UW-Madison and Google have an agreement that protects your intellectual property in the UW Google Apps area of Google Drive, i.e. the area you access using your NetID/password. This agreement does NOT extend to your private Google Drive, which you access using your Gmail account. It also does not extend to collaborators from outside the UW-Madison.

Have a schema for organizing folders

Links between Google docs aren’t preserved as relative links when you export the files like they are when you export Wiki pages. Therefore, collaborators should agree on a folder hierarchy structure so that all parties know where everything goes and related files/docs can be tied together by their folder location.

Maintain separate private and sharing areas

If you are the owner of a Google Drive used for collaboration, keep any private files you also store there separate from the files the group sees. One way to do this is to set up separate folders for shared and private at the top level of your folder structure and ensure that files always go in the appropriate area.

Maintain your own copies of files shared with you in Google Drive

Each UW Google Drive space is connected to an individual. If that individual leaves the UW, their account will be de-activated and all collaborators will lose access to the Google Drive space. For that reason, all collaborators should keep their own copies of shared files.

File versioning

You can track version information, including person, date, time, etc., of both Google docs (.gdoc, .gsheet, etc.) and other file types in Google Drive. For a Google doc, you can step through revision changes by using “See revision history.” For a non-Google doc, use “Manage revisions” to see and download current and past versions. There are a few things to keep in mind to get the most out of version tracking:

Revision history is lost when you export

Time-stamp and author information are not retained outside of Google Drive. If you will be exporting your files to archive them elsewhere and version information needs to be preserved, use another versioning method, such as file-naming conventions for files while you are working with them in Google Drive.

Watch out for auto-delete

By default, Google Drive deletes older versions of non-Google docs files after 30 days or 100 revisions, unless you specify that a revision should not be auto-deleted. If you need to keep older versions but don’t want them using your space on Google Drive, you’ll need to download the files and store them elsewhere.

Beware of the potential for version divergence with “Export to Google”

When you use “Export to Google Docs,” you convert a file to a Google docs version that you can edit directly in Google Drive. Google Drive saves that new file under the same name as the original. However, any edits to this new file, won’t be made to the original file or tracked in its revision history. This has the potential to create a new lineage of the file, which could lead to confusion if version information is important.

Archiving

It is always a good idea to keep multiple copies of your data in several secure places and in formats that will be usable over a long period. Google Drive has many options for exporting files and folders and for converting Google docs to more sustainable formats (such as PDF, OpenOffice, etc.) for long-term archiving elsewhere. But, will exporting preserve everything you need?
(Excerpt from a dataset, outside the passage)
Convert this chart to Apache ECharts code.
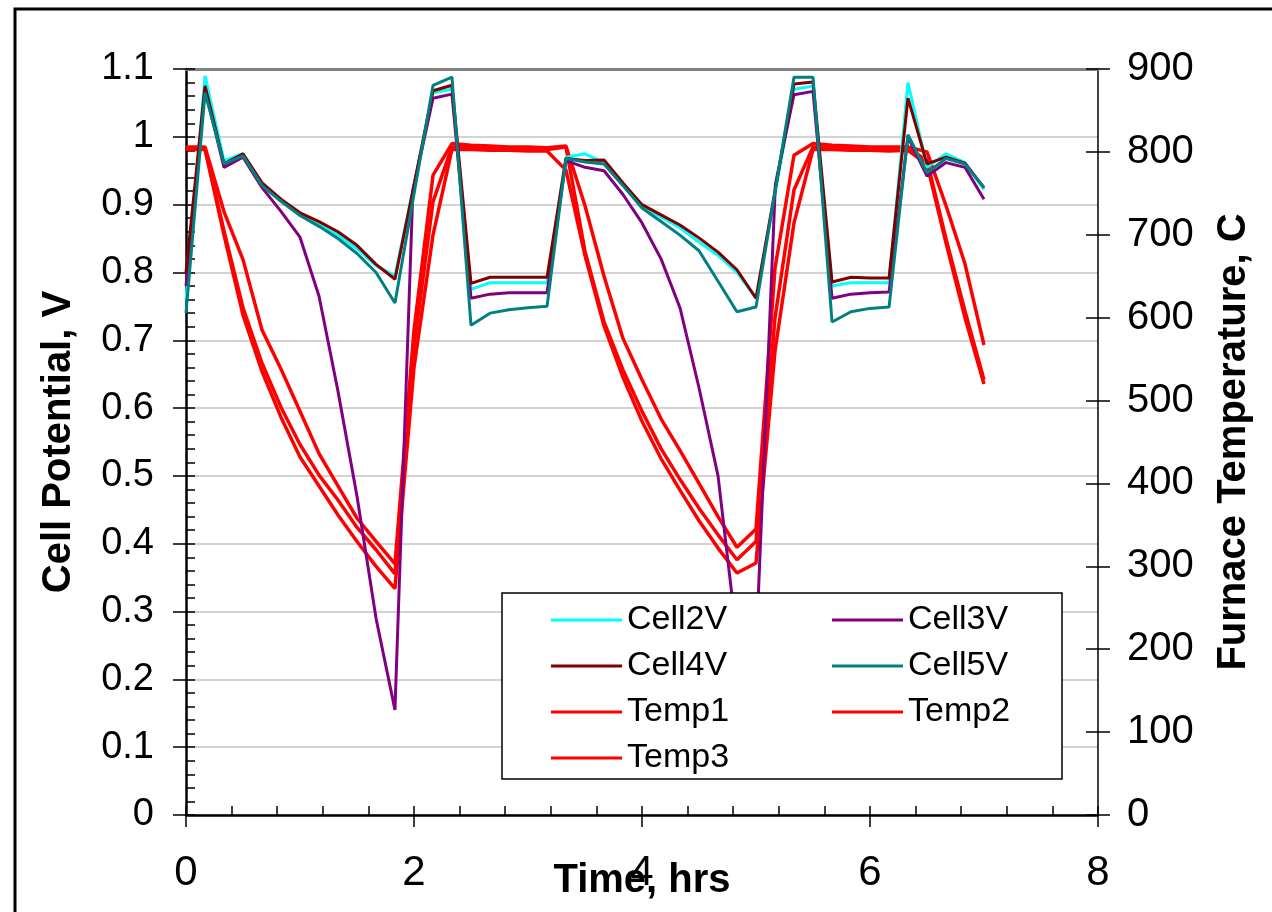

Comments are not included all types of exports

If the comments your group has created in Google docs are important documentation of your research workflow that you will want to preserve, you can preserve them if you export as a Word document. Other types of export formats don’t preserve the comments, however.

Version and revision information are not exported

See the discussion about versioning above.

Formulas in spreadsheets are retained in some export formats

Exporting Google spreadsheets in Excel or OpenOffice formats will preserve formulas; exporting as .csv will not.